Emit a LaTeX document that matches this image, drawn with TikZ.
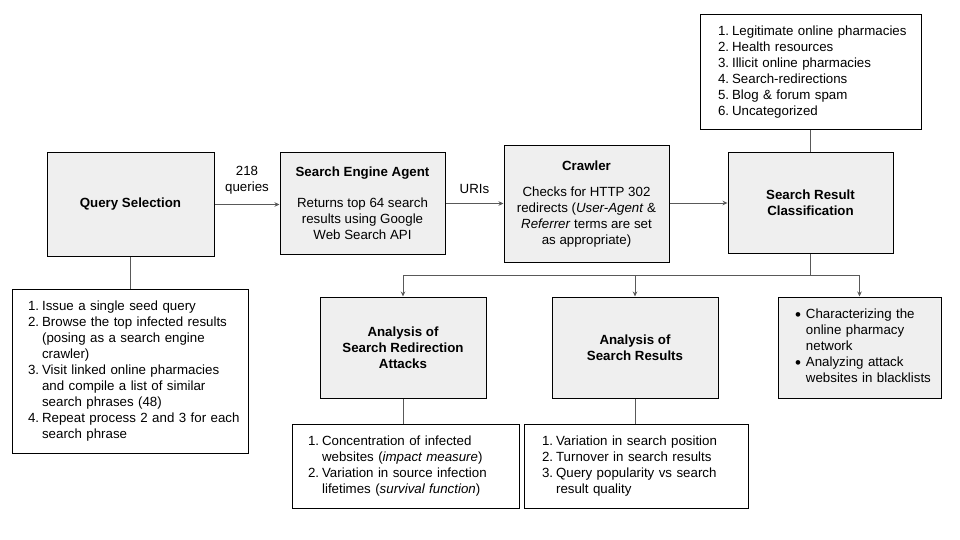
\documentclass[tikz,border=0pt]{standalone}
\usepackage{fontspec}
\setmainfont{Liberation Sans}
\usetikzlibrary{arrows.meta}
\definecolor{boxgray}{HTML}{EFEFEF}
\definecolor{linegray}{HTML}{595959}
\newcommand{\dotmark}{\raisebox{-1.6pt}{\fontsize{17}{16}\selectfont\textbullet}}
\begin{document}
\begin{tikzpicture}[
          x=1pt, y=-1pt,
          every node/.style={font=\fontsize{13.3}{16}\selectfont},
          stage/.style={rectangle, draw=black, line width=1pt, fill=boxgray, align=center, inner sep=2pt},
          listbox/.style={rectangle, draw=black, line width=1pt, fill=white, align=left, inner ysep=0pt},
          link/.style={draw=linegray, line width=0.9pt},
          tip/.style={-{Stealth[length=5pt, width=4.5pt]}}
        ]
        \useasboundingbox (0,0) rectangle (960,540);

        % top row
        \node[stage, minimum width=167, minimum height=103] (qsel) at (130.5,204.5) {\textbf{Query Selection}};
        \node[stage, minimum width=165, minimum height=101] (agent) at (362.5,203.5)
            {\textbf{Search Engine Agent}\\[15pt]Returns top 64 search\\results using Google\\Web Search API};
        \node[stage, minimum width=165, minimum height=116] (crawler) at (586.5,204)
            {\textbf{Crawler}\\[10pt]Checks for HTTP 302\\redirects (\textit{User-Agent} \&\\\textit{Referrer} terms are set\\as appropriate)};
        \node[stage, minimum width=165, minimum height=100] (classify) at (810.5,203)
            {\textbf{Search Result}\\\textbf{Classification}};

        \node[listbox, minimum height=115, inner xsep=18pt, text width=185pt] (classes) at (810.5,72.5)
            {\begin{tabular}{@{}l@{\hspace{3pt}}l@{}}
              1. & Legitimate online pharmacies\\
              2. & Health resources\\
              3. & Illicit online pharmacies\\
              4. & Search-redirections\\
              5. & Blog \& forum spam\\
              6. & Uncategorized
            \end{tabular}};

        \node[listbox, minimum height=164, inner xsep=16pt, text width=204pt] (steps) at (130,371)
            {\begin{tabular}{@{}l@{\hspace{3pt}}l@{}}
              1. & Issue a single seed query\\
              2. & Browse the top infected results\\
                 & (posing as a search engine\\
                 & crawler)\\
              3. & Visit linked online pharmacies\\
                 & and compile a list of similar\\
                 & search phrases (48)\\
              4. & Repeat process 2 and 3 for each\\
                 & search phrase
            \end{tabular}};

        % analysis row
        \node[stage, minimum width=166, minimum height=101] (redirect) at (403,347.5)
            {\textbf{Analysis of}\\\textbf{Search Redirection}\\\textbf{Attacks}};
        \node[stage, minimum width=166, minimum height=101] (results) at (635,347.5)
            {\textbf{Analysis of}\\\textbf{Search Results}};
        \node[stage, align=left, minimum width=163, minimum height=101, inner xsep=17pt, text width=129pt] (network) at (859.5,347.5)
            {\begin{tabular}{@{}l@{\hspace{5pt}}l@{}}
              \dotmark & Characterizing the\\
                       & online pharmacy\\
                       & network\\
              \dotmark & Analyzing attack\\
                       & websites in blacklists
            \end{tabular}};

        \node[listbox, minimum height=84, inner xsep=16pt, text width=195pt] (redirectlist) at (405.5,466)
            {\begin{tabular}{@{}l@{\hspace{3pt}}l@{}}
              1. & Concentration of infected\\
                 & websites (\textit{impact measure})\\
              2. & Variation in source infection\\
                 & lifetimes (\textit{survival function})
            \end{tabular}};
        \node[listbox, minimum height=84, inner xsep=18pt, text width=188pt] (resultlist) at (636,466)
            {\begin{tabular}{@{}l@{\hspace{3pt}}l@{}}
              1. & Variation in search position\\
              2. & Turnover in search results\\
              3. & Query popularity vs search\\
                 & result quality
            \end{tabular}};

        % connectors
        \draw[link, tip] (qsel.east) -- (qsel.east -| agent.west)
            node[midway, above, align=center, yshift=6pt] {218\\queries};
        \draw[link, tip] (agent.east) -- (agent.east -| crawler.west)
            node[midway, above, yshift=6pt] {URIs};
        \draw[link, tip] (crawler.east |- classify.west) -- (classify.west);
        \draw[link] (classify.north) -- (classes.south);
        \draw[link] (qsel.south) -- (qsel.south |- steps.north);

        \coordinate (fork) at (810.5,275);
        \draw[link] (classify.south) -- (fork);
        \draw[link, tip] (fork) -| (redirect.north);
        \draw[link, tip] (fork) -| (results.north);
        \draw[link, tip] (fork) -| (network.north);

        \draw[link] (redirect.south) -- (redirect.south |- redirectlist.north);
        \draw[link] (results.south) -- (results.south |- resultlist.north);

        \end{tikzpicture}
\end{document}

^^^^

## TASK DETAILS
Write out each line of the data exactly; the images should be left out.

## OUTPUT BELOW
Emit a LaTeX document that matches this image, drawn with TikZ.
\documentclass[tikz,border=0pt]{standalone}
\usepackage{fontspec}
\setmainfont{Liberation Sans}
\usetikzlibrary{arrows.meta}
\definecolor{boxgray}{HTML}{EFEFEF}
\definecolor{linegray}{HTML}{595959}
\newcommand{\dotmark}{\raisebox{-1.6pt}{\fontsize{17}{16}\selectfont\textbullet}}
\begin{document}
\begin{tikzpicture}[
          x=1pt, y=-1pt,
          every node/.style={font=\fontsize{13.3}{16}\selectfont},
          stage/.style={rectangle, draw=black, line width=1pt, fill=boxgray, align=center, inner sep=2pt},
          listbox/.style={rectangle, draw=black, line width=1pt, fill=white, align=left, inner ysep=0pt},
          link/.style={draw=linegray, line width=0.9pt},
          tip/.style={-{Stealth[length=5pt, width=4.5pt]}}
        ]
        \useasboundingbox (0,0) rectangle (960,540);

        % top row
        \node[stage, minimum width=167, minimum height=103] (qsel) at (130.5,204.5) {\textbf{Query Selection}};
        \node[stage, minimum width=165, minimum height=101] (agent) at (362.5,203.5)
            {\textbf{Search Engine Agent}\\[15pt]Returns top 64 search\\results using Google\\Web Search API};
        \node[stage, minimum width=165, minimum height=116] (crawler) at (586.5,204)
            {\textbf{Crawler}\\[10pt]Checks for HTTP 302\\redirects (\textit{User-Agent} \&\\\textit{Referrer} terms are set\\as appropriate)};
        \node[stage, minimum width=165, minimum height=100] (classify) at (810.5,203)
            {\textbf{Search Result}\\\textbf{Classification}};

        \node[listbox, minimum height=115, inner xsep=18pt, text width=185pt] (classes) at (810.5,72.5)
            {\begin{tabular}{@{}l@{\hspace{3pt}}l@{}}
              1. & Legitimate online pharmacies\\
              2. & Health resources\\
              3. & Illicit online pharmacies\\
              4. & Search-redirections\\
              5. & Blog \& forum spam\\
              6. & Uncategorized
            \end{tabular}};

        \node[listbox, minimum height=164, inner xsep=16pt, text width=204pt] (steps) at (130,371)
            {\begin{tabular}{@{}l@{\hspace{3pt}}l@{}}
              1. & Issue a single seed query\\
              2. & Browse the top infected results\\
                 & (posing as a search engine\\
                 & crawler)\\
              3. & Visit linked online pharmacies\\
                 & and compile a list of similar\\
                 & search phrases (48)\\
              4. & Repeat process 2 and 3 for each\\
                 & search phrase
            \end{tabular}};

        % analysis row
        \node[stage, minimum width=166, minimum height=101] (redirect) at (403,347.5)
            {\textbf{Analysis of}\\\textbf{Search Redirection}\\\textbf{Attacks}};
        \node[stage, minimum width=166, minimum height=101] (results) at (635,347.5)
            {\textbf{Analysis of}\\\textbf{Search Results}};
        \node[stage, align=left, minimum width=163, minimum height=101, inner xsep=17pt, text width=129pt] (network) at (859.5,347.5)
            {\begin{tabular}{@{}l@{\hspace{5pt}}l@{}}
              \dotmark & Characterizing the\\
                       & online pharmacy\\
                       & network\\
              \dotmark & Analyzing attack\\
                       & websites in blacklists
            \end{tabular}};

        \node[listbox, minimum height=84, inner xsep=16pt, text width=195pt] (redirectlist) at (405.5,466)
            {\begin{tabular}{@{}l@{\hspace{3pt}}l@{}}
              1. & Concentration of infected\\
                 & websites (\textit{impact measure})\\
              2. & Variation in source infection\\
                 & lifetimes (\textit{survival function})
            \end{tabular}};
        \node[listbox, minimum height=84, inner xsep=18pt, text width=188pt] (resultlist) at (636,466)
            {\begin{tabular}{@{}l@{\hspace{3pt}}l@{}}
              1. & Variation in search position\\
              2. & Turnover in search results\\
              3. & Query popularity vs search\\
                 & result quality
            \end{tabular}};

        % connectors
        \draw[link, tip] (qsel.east) -- (qsel.east -| agent.west)
            node[midway, above, align=center, yshift=6pt] {218\\queries};
        \draw[link, tip] (agent.east) -- (agent.east -| crawler.west)
            node[midway, above, yshift=6pt] {URIs};
        \draw[link, tip] (crawler.east |- classify.west) -- (classify.west);
        \draw[link] (classify.north) -- (classes.south);
        \draw[link] (qsel.south) -- (qsel.south |- steps.north);

        \coordinate (fork) at (810.5,275);
        \draw[link] (classify.south) -- (fork);
        \draw[link, tip] (fork) -| (redirect.north);
        \draw[link, tip] (fork) -| (results.north);
        \draw[link, tip] (fork) -| (network.north);

        \draw[link] (redirect.south) -- (redirect.south |- redirectlist.north);
        \draw[link] (results.south) -- (results.south |- resultlist.north);

        \end{tikzpicture}
\end{document}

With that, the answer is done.